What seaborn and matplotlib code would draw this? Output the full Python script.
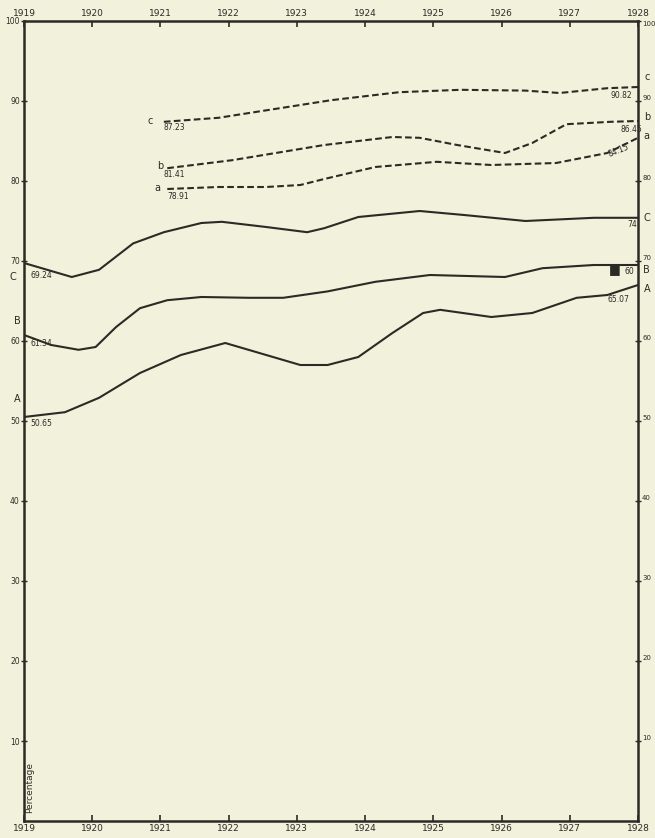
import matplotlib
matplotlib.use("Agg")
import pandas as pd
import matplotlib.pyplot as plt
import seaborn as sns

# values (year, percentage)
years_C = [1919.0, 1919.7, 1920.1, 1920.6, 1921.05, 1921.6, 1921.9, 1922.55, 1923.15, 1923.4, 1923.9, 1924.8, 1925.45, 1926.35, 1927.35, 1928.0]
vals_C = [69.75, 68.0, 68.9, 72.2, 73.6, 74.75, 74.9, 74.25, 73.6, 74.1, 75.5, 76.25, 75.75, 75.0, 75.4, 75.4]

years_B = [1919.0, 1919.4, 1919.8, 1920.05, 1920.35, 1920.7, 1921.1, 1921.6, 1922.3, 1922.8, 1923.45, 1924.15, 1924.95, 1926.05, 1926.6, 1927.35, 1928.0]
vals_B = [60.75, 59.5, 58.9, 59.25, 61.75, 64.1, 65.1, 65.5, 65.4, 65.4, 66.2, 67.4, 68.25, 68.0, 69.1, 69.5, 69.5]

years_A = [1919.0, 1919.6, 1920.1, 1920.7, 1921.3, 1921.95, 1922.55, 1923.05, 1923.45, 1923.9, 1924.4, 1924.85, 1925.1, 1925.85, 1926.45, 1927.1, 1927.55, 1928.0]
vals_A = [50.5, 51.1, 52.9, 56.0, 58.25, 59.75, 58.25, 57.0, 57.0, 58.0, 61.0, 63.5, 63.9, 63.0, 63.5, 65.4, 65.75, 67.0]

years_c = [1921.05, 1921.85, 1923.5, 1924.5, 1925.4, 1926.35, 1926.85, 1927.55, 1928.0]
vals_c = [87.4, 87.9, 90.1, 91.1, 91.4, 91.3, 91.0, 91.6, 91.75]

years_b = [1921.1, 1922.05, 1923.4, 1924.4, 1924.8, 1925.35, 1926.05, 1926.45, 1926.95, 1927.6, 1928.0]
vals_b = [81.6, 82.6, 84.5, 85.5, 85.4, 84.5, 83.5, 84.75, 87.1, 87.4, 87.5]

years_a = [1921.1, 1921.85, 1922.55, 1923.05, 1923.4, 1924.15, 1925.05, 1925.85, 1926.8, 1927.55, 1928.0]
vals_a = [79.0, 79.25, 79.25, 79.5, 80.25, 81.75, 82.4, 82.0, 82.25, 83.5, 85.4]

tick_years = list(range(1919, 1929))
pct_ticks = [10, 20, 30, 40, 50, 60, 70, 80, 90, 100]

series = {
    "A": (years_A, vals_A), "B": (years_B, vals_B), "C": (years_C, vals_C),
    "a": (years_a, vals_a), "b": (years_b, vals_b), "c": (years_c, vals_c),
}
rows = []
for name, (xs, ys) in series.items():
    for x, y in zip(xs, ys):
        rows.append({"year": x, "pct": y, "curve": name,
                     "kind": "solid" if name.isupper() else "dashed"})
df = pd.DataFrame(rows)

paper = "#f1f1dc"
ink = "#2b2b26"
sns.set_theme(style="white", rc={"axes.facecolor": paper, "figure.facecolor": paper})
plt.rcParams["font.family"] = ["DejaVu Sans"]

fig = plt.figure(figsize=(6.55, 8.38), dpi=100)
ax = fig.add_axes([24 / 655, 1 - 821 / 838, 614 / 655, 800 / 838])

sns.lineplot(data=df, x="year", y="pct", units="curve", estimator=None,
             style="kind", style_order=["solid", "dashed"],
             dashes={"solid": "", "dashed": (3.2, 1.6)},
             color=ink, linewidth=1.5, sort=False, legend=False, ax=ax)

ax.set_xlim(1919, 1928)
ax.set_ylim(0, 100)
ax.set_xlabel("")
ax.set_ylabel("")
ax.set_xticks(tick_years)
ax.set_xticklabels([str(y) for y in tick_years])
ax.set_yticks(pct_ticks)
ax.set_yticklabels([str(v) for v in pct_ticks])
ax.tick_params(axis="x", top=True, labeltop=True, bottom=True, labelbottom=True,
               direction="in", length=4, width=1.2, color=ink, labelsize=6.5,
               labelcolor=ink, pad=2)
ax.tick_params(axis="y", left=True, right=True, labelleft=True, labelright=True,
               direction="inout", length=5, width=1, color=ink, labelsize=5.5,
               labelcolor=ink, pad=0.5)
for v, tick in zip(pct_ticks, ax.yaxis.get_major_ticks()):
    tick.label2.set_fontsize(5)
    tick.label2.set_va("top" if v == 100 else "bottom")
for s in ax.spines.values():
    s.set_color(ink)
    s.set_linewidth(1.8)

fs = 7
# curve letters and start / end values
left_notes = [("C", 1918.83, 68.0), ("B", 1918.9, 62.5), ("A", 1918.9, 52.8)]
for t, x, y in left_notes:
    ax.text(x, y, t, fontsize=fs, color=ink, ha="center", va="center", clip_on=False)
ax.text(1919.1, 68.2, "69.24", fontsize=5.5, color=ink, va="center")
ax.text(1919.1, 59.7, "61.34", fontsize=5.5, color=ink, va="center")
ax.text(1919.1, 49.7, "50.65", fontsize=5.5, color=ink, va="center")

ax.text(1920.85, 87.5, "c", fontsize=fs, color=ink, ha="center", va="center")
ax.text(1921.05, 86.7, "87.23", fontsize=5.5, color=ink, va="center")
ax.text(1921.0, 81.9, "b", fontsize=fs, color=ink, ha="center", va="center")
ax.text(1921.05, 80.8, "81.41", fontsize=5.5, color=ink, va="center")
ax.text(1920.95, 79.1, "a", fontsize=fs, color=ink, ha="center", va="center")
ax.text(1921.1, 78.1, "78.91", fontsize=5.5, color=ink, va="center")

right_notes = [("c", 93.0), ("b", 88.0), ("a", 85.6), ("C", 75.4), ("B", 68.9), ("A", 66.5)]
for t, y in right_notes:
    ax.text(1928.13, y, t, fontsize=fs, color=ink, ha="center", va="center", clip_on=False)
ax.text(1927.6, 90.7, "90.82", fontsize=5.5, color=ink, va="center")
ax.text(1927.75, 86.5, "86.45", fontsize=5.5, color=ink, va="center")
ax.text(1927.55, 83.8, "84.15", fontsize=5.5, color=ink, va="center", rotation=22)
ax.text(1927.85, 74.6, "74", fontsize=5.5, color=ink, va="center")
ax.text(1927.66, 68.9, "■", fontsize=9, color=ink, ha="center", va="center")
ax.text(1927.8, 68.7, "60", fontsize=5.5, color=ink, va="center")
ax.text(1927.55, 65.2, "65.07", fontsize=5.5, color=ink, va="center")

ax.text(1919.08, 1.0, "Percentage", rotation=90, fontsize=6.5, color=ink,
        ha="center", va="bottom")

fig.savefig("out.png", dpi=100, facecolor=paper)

● ● ● ● ●

EXERCISE GOAL.
Pictures excluded, repeat exactly the lines from the top of the material through the line with "87.1, 87.4, 87.5]", including both of those lines.

ANSWER.
What seaborn and matplotlib code would draw this? Output the full Python script.
import matplotlib
matplotlib.use("Agg")
import pandas as pd
import matplotlib.pyplot as plt
import seaborn as sns

# values (year, percentage)
years_C = [1919.0, 1919.7, 1920.1, 1920.6, 1921.05, 1921.6, 1921.9, 1922.55, 1923.15, 1923.4, 1923.9, 1924.8, 1925.45, 1926.35, 1927.35, 1928.0]
vals_C = [69.75, 68.0, 68.9, 72.2, 73.6, 74.75, 74.9, 74.25, 73.6, 74.1, 75.5, 76.25, 75.75, 75.0, 75.4, 75.4]

years_B = [1919.0, 1919.4, 1919.8, 1920.05, 1920.35, 1920.7, 1921.1, 1921.6, 1922.3, 1922.8, 1923.45, 1924.15, 1924.95, 1926.05, 1926.6, 1927.35, 1928.0]
vals_B = [60.75, 59.5, 58.9, 59.25, 61.75, 64.1, 65.1, 65.5, 65.4, 65.4, 66.2, 67.4, 68.25, 68.0, 69.1, 69.5, 69.5]

years_A = [1919.0, 1919.6, 1920.1, 1920.7, 1921.3, 1921.95, 1922.55, 1923.05, 1923.45, 1923.9, 1924.4, 1924.85, 1925.1, 1925.85, 1926.45, 1927.1, 1927.55, 1928.0]
vals_A = [50.5, 51.1, 52.9, 56.0, 58.25, 59.75, 58.25, 57.0, 57.0, 58.0, 61.0, 63.5, 63.9, 63.0, 63.5, 65.4, 65.75, 67.0]

years_c = [1921.05, 1921.85, 1923.5, 1924.5, 1925.4, 1926.35, 1926.85, 1927.55, 1928.0]
vals_c = [87.4, 87.9, 90.1, 91.1, 91.4, 91.3, 91.0, 91.6, 91.75]

years_b = [1921.1, 1922.05, 1923.4, 1924.4, 1924.8, 1925.35, 1926.05, 1926.45, 1926.95, 1927.6, 1928.0]
vals_b = [81.6, 82.6, 84.5, 85.5, 85.4, 84.5, 83.5, 84.75, 87.1, 87.4, 87.5]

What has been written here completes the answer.